As I walked up the stairs to our flat with the wife after fetching her back from office (post-retirement, I am the family driver), we saw the front door wide open. There is someone in the flat, she said in panic. There wasn’t. It was something perhaps more serious. I had forgotten to pull the door shut on my way out. How could you do this? said the look in her eyes. I was just absent-minded, my look said in reply.
Truth is, there is more to it than that. I have this great aversion to locking up doors. I don’t mean when leaving house, but otherwise. When I am reading the papers in the morning, it is wonderful to be able to look up and out. And should there be trees on the street in front with their boughs framing the view, and squirrels jumping from bough to balcony and back, there can scarcely be a better view in a city residential neighbourhood.
I have on occasions been found guilty of leaving the door to the balcony (the one that gives the view) open when going to bed late at night and brushed aside the so-called transgression. Who will come to steal anything form our flat, I have asked the wife, adding, for good measure, how much gold have you got? But leaving the front door open when going out, with only a pulled-shut but unlocked ground floor door in between residence and street, is overdoing things a bit. I can only attribute it to my subconscious protest against locking up doors and windows that make a dungeon of your home.
The fault is really my late grandfather’s, who built this large house 70 years ago with wide verandahs and rooms with many doors and tall windows all of which you could never close in time when there was a Kal Baisakhi storm because there were too many. The prime spot in the house was the first floor terrace in front of my grandfather’s bedroom, ideally suited to enjoy the pleasant evening breeze Kolkata is famous for. A small corner of it was invaded by the overhanging branches of a massive neem tree beyond our boundary wall on the playing field next door.
Family folklore has it that Dr B C Roy, then a practising physician, came to examine my ailing grandfather in the late 40s. As he was leaving, my father asked him where he could take my grandfather for a recuperative vacation. The legendary doctor is supposed to have looked at the neem tree fringed terrace and said, this is good enough. When you grow up in a house like that, your claustrophobia trigger point is pretty low.
More From This Section
The wife thinks that my desire to leave doors and windows open borders on an obsession. Why not go and live in the centre of a football field, she taunts. Can’t afford to buy a football field, I reply in all seriousness. I do realise that there is also the question of privacy. I am not saying leave the bedroom door open, I am saying how can you survive in a living room which is an enclosed, suffocating space?

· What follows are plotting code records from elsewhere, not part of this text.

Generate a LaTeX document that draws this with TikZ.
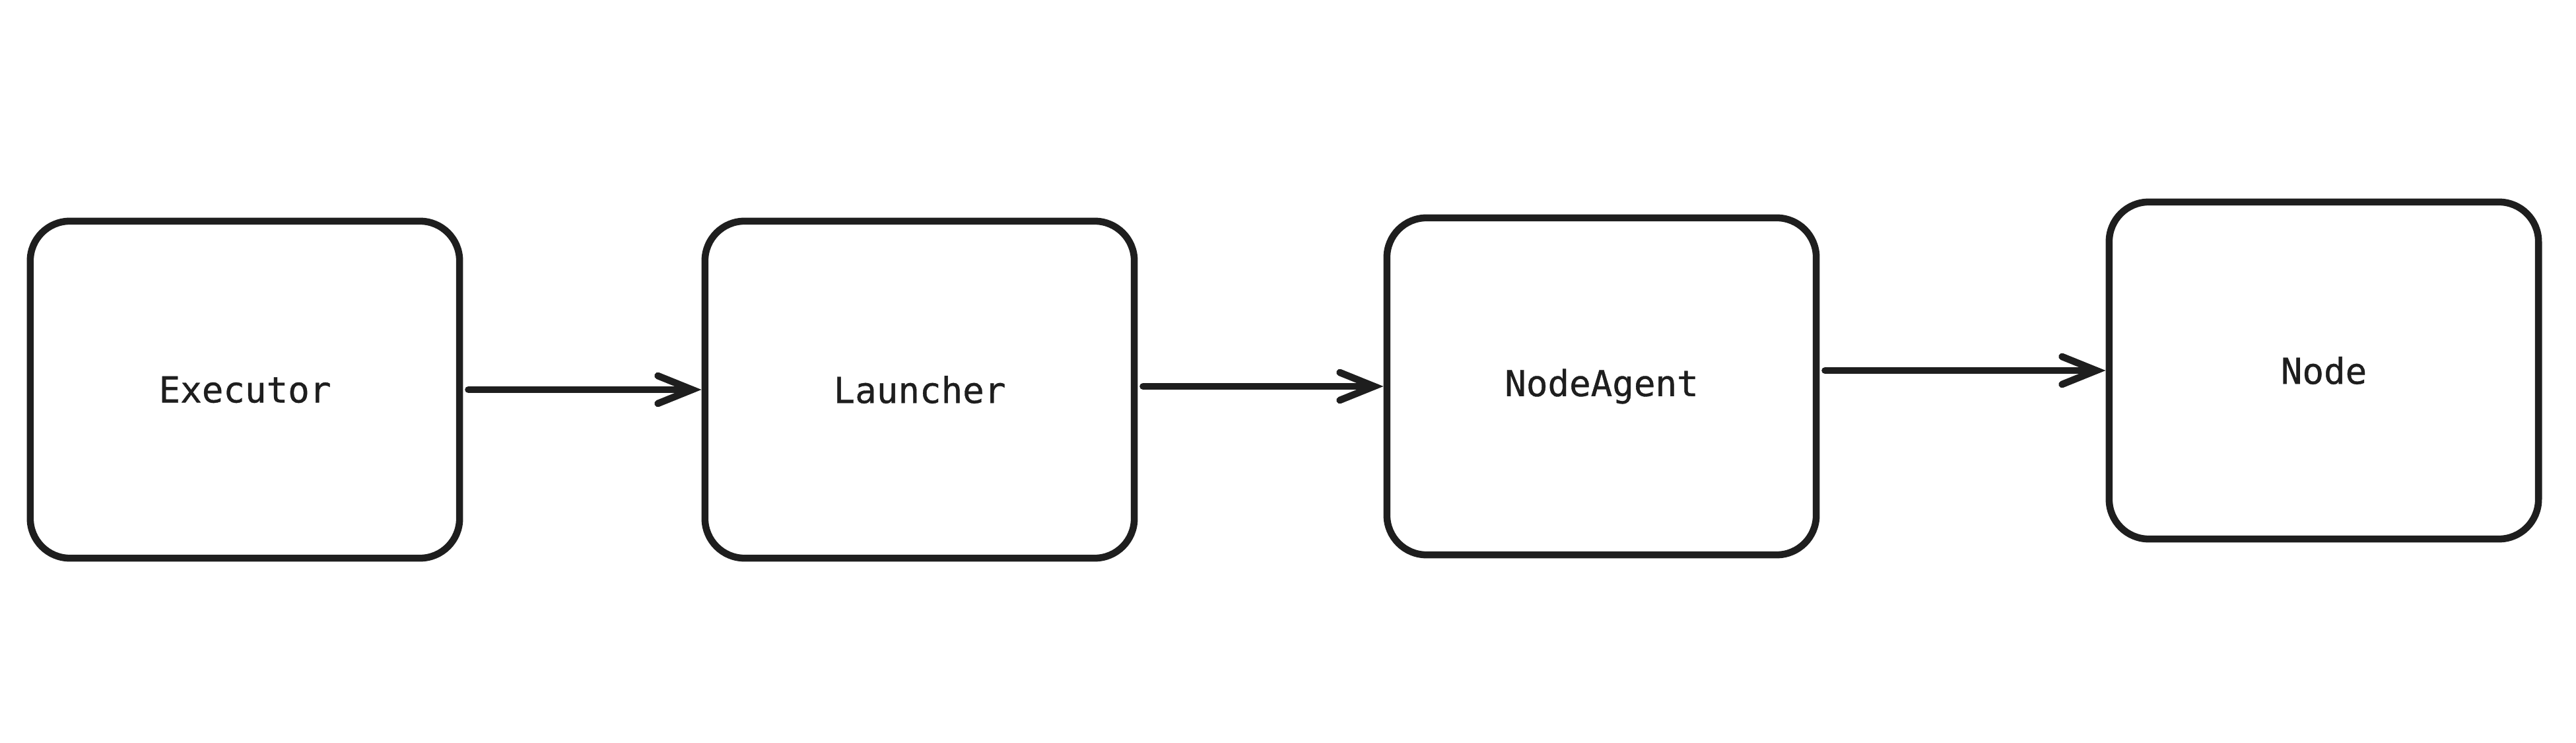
\documentclass[tikz,border=0pt]{standalone}
\usepackage{fontspec}
\newfontfamily\labelfont{DejaVu Sans Mono}[FakeBold=0.7]
\usetikzlibrary{arrows.meta}
\definecolor{ink}{HTML}{1E1E1E}

\begin{document}
\begin{tikzpicture}[x=0.01cm, y=-0.01cm]
  \tikzstyle{box}=[draw=ink, text=ink, line width=3pt, rounded corners=0.6cm, minimum width=6.5cm, minimum height=5.1cm, inner sep=0pt, font=\fontsize{15.4}{18}\selectfont\labelfont]
  \tikzstyle{suite}=[-{Straight Barb[length=0.52cm, width=0.42cm, line cap=round]}, draw=ink, line width=3pt, line cap=round]

  \useasboundingbox (0,0) rectangle (3902,1125); % page size
  \node[box] (A) at (371, 590) {Executor};
  \node[box] (B) at (1393, 590) {Launcher};
  \node[box] (C) at (2426, 585) {NodeAgent};
  \node[box] (D) at (3520, 561) {Node};
  \draw[suite, shorten <=0.08cm] (A.east) -- (B.west); % Executor to Launcher
  \draw[suite, shorten <=0.08cm] (B.east |- C.west) -- (C.west); % Launcher to NodeAgent
  \draw[suite, shorten <=0.08cm] (C.east |- D.west) -- (D.west); % NodeAgent to Node
\end{tikzpicture}
\end{document}
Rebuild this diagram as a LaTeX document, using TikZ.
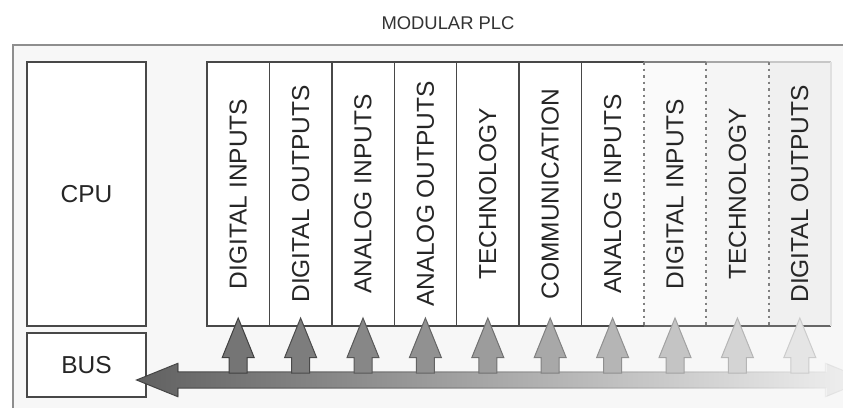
\documentclass[tikz,border=0pt]{standalone}
\usepackage{fontspec}
\setmainfont{Liberation Sans}
\usetikzlibrary{positioning,shapes.arrows,fadings}

\definecolor{framegray}{HTML}{8E8E8E}
\definecolor{panelgray}{HTML}{F7F7F7}
\definecolor{edgegray}{HTML}{484848}

\tikzset{
  unit/.style={draw=edgegray, line width=1.4pt, fill=white, inner sep=0pt,
    outer sep=0pt, text=black!85, font=\fontsize{24.5}{29}\selectfont},
  module/.style={unit, minimum width=62.4pt, minimum height=264pt},
  ghost/.style={module, draw=none},
  dotsep/.style={draw=black!50, line width=2pt, dash pattern=on 2.5pt off 4pt},
  upbus/.style 2 args={single arrow, shape border rotate=90,
    single arrow tip angle=44, single arrow head extend=7pt,
    single arrow head indent=0pt, minimum height=55pt,
    inner sep=8.5pt, outer sep=0pt, anchor=tip, line width=1pt,
    fill=black!#1, draw=black!#2},
  bus/.style={double arrow, double arrow tip angle=44,
    double arrow head extend=8.5pt, double arrow head indent=0pt,
    minimum height=731pt, inner sep=8pt, outer sep=0pt,
    left color=black!62, right color=black!5, draw=none,
    postaction={draw=black!75, line width=1pt, path fading=east}}
}

\begin{document}
\begin{tikzpicture}[x=1pt,y=-1pt]

  \useasboundingbox (0,0) rectangle (843,408);

  % Panel
  \fill[white] (0,0) rectangle (843,408);
  \fill[panelgray] (13,45) rectangle (843,408);
  \draw[framegray, line width=2pt] (13,408) -- (13,45) -- (843,45);

  % Title
  \node[font=\fontsize{18.4}{22}\selectfont, text=black!80] (title) at (448,23) {MODULAR PLC}; %

  % CPU and BUS
  \node[unit, minimum width=119pt, minimum height=264pt] (cpu) at (86.5,194) {CPU}; %
  \node[unit, minimum width=119pt, minimum height=64pt, below=7pt of cpu] (bus) {BUS}; %

  % Modules
  \node[module, right=61pt of cpu] (m1) {\rotatebox{90}{DIGITAL INPUTS}}; %
  \node[module, right=0pt of m1]  (m2) {\rotatebox{90}{DIGITAL OUTPUTS}}; %
  \node[module, right=0pt of m2]  (m3) {\rotatebox{90}{ANALOG INPUTS}}; %
  \node[module, right=0pt of m3]  (m4) {\rotatebox{90}{ANALOG OUTPUTS}}; %
  \node[module, right=0pt of m4]  (m5) {\rotatebox{90}{TECHNOLOGY}}; %
  \node[module, right=0pt of m5]  (m6) {\rotatebox{90}{COMMUNICATION}}; %

  % Optional modules (fading out)
  \node[ghost, right=0pt of m6]  (m7) {\rotatebox{90}{ANALOG INPUTS}}; %
  \node[ghost, fill=black!2, right=0pt of m7] (m8) {\rotatebox{90}{DIGITAL INPUTS}}; %
  \node[ghost, fill=black!4, right=0pt of m8] (m9) {\rotatebox{90}{TECHNOLOGY}}; %
  \node[ghost, fill=black!6, right=0pt of m9] (m10) {\rotatebox{90}{DIGITAL OUTPUTS}}; %

  \draw[edgegray, line width=1.4pt] (m7.north east) -- (m7.north west) -- (m7.south west) -- (m8.south west);
  \draw[black!60, line width=1.4pt] (m8.south west) -- (m10.south east);
  \draw[black!50, line width=1.4pt] (m8.north west) -- (m8.north east);
  \draw[black!35, line width=1.4pt] (m9.north west) -- (m9.north east);
  \draw[black!22, line width=1.4pt] (m10.north west) -- (m10.north east);
  \draw[black!12, line width=1.4pt] (m10.north east) -- (m10.south east);
  \draw[dotsep] (m7.north east) -- (m7.south east);
  \draw[dotsep] (m8.north east) -- (m8.south east);
  \draw[dotsep] (m9.north east) -- (m9.south east);

  % Bus line
  \node[bus, anchor=west] (busline) at ([xshift=-9pt, yshift=-15pt]bus.east) {}; %

  % Module taps
  \node[upbus={54}{75}] (a1)  at ([yshift=8pt]m1.south) {}; %
  \node[upbus={51}{71}] (a2)  at ([yshift=8pt]m2.south) {}; %
  \node[upbus={47}{66}] (a3)  at ([yshift=8pt]m3.south) {}; %
  \node[upbus={43}{61}] (a4)  at ([yshift=8pt]m4.south) {}; %
  \node[upbus={39}{56}] (a5)  at ([yshift=8pt]m5.south) {}; %
  \node[upbus={34}{50}] (a6)  at ([yshift=8pt]m6.south) {}; %
  \node[upbus={29}{44}] (a7)  at ([yshift=8pt]m7.south) {}; %
  \node[upbus={23}{37}] (a8)  at ([yshift=8pt]m8.south) {}; %
  \node[upbus={17}{29}] (a9)  at ([yshift=8pt]m9.south) {}; %
  \node[upbus={10}{20}] (a10) at ([yshift=8pt]m10.south) {}; %

\end{tikzpicture}
\end{document}
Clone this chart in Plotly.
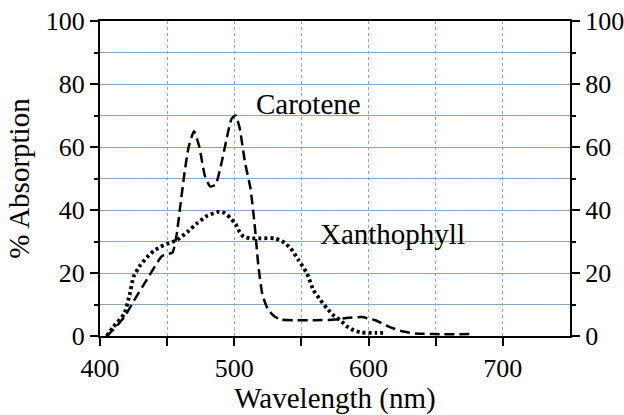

The fault is also with the weather of Kolkata, where your quality of life is incomparably different, depending on whether a house is airy or not. I am sure I would have grown up differently had I done so in Delhi where the need to keep out the intense dry heat that earlier defined a lot of the year (until climate change made everything unpredictable) gave rise to traditional architecture that mandated thick walls and just a few narrow doors and windows.
The tendency to leave things unlocked first caught my friends’ eyes decades ago, when once, while getting out of my car, they realised that I had left it unsecured for the night. You didn’t lock the car, they chorused. Hard put to find an excuse, I replied somewhat lamely, who will steal this third-hand Fiat. Things have, if anything, got better for me over the years. As India has prospered, thieves have raised their standards. They have no use for our old clothes or older stuff in the kitchen.
Be careful about your VCR, my friends used to say while trying to get me to be more “responsible”. The current object of any value in our flat which is easy to walk out with is the laptop. But I remain an optimist. Obsolescence in electronics these days comes so quickly that thieves have only a small window of opportunity after which even the electronic gear lying around is depreciated to zero.
Besides, to come back to the open door which gave the wife a heart attack, I wish everybody would pay some heed to the laws of probability. I don’t leave the front door open all the time and local thieves do not know that our front door is open once in a while. What is the probability that a thief will choose to look in precisely on that rare occasion when I have been careless?
One of the loveliest endings to a movie that stays in mind is that of The Perfect Storm. The fishing crew know that their battered boat will not survive the storm and any moment they will go down with it. But as they wait, one of the crew members feels he cannot meet his end enclosed in the boat. So he jumps out and is swallowed up by the mountainous waves, with the last image being of him remembering his girlfriend onshore.